#### WORK TO BE COMPLETED
Skip the pictures and quote all of the lines exactly.

#### SOURCE EXCERPT
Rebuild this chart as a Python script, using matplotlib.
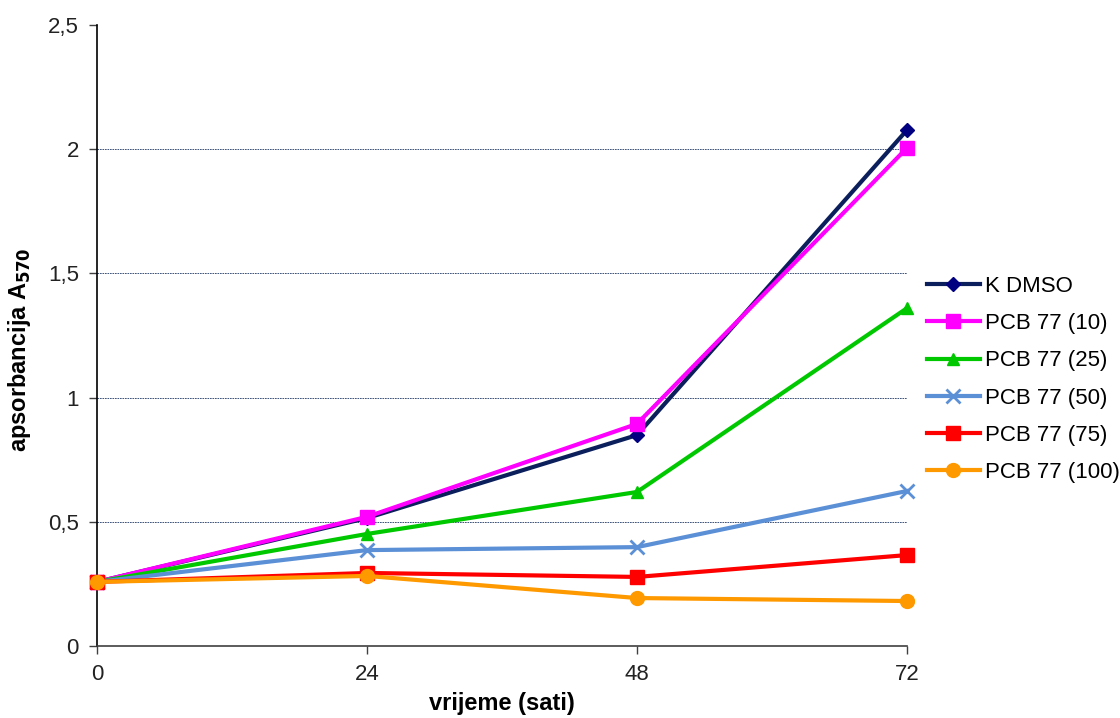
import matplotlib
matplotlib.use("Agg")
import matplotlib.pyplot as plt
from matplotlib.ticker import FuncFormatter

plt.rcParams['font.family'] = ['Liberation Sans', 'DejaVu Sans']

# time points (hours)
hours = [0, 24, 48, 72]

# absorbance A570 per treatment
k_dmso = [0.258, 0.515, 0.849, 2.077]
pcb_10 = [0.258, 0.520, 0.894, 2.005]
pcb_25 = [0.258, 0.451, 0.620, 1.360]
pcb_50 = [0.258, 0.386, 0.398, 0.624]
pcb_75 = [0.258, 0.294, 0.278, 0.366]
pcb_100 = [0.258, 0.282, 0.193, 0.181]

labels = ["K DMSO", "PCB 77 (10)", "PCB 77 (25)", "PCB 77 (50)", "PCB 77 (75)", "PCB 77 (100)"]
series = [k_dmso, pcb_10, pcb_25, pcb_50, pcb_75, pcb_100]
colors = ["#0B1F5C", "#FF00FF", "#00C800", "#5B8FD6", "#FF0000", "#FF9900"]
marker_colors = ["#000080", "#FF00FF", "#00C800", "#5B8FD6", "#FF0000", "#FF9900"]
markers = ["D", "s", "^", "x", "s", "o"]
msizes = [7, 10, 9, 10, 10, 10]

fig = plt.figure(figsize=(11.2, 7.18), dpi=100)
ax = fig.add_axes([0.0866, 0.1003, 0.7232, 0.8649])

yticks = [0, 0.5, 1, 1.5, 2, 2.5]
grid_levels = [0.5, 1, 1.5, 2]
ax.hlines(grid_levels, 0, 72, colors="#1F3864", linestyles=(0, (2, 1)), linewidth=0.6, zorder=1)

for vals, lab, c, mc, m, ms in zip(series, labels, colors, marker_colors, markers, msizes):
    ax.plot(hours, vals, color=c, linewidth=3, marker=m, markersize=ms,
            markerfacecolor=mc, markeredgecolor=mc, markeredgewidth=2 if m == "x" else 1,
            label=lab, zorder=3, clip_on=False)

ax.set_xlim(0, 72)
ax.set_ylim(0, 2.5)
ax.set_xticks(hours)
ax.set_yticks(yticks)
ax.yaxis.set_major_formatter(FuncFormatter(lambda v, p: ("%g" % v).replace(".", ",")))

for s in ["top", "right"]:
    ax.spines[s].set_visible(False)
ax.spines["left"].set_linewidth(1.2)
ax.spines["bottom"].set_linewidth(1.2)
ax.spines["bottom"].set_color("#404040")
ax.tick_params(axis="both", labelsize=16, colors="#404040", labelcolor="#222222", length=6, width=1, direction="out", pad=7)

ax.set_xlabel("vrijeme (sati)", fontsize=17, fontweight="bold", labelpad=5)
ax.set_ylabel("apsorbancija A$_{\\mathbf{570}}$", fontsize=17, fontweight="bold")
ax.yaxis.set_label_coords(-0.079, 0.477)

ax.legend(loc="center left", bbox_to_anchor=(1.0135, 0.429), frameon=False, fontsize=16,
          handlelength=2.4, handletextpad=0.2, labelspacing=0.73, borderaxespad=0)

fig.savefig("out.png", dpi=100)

#### FULL SOLUTION
Rebuild this chart as a Python script, using matplotlib.
import matplotlib
matplotlib.use("Agg")
import matplotlib.pyplot as plt
from matplotlib.ticker import FuncFormatter

plt.rcParams['font.family'] = ['Liberation Sans', 'DejaVu Sans']

# time points (hours)
hours = [0, 24, 48, 72]

# absorbance A570 per treatment
k_dmso = [0.258, 0.515, 0.849, 2.077]
pcb_10 = [0.258, 0.520, 0.894, 2.005]
pcb_25 = [0.258, 0.451, 0.620, 1.360]
pcb_50 = [0.258, 0.386, 0.398, 0.624]
pcb_75 = [0.258, 0.294, 0.278, 0.366]
pcb_100 = [0.258, 0.282, 0.193, 0.181]

labels = ["K DMSO", "PCB 77 (10)", "PCB 77 (25)", "PCB 77 (50)", "PCB 77 (75)", "PCB 77 (100)"]
series = [k_dmso, pcb_10, pcb_25, pcb_50, pcb_75, pcb_100]
colors = ["#0B1F5C", "#FF00FF", "#00C800", "#5B8FD6", "#FF0000", "#FF9900"]
marker_colors = ["#000080", "#FF00FF", "#00C800", "#5B8FD6", "#FF0000", "#FF9900"]
markers = ["D", "s", "^", "x", "s", "o"]
msizes = [7, 10, 9, 10, 10, 10]

fig = plt.figure(figsize=(11.2, 7.18), dpi=100)
ax = fig.add_axes([0.0866, 0.1003, 0.7232, 0.8649])

yticks = [0, 0.5, 1, 1.5, 2, 2.5]
grid_levels = [0.5, 1, 1.5, 2]
ax.hlines(grid_levels, 0, 72, colors="#1F3864", linestyles=(0, (2, 1)), linewidth=0.6, zorder=1)

for vals, lab, c, mc, m, ms in zip(series, labels, colors, marker_colors, markers, msizes):
    ax.plot(hours, vals, color=c, linewidth=3, marker=m, markersize=ms,
            markerfacecolor=mc, markeredgecolor=mc, markeredgewidth=2 if m == "x" else 1,
            label=lab, zorder=3, clip_on=False)

ax.set_xlim(0, 72)
ax.set_ylim(0, 2.5)
ax.set_xticks(hours)
ax.set_yticks(yticks)
ax.yaxis.set_major_formatter(FuncFormatter(lambda v, p: ("%g" % v).replace(".", ",")))

for s in ["top", "right"]:
    ax.spines[s].set_visible(False)
ax.spines["left"].set_linewidth(1.2)
ax.spines["bottom"].set_linewidth(1.2)
ax.spines["bottom"].set_color("#404040")
ax.tick_params(axis="both", labelsize=16, colors="#404040", labelcolor="#222222", length=6, width=1, direction="out", pad=7)

ax.set_xlabel("vrijeme (sati)", fontsize=17, fontweight="bold", labelpad=5)
ax.set_ylabel("apsorbancija A$_{\\mathbf{570}}$", fontsize=17, fontweight="bold")
ax.yaxis.set_label_coords(-0.079, 0.477)

ax.legend(loc="center left", bbox_to_anchor=(1.0135, 0.429), frameon=False, fontsize=16,
          handlelength=2.4, handletextpad=0.2, labelspacing=0.73, borderaxespad=0)

fig.savefig("out.png", dpi=100)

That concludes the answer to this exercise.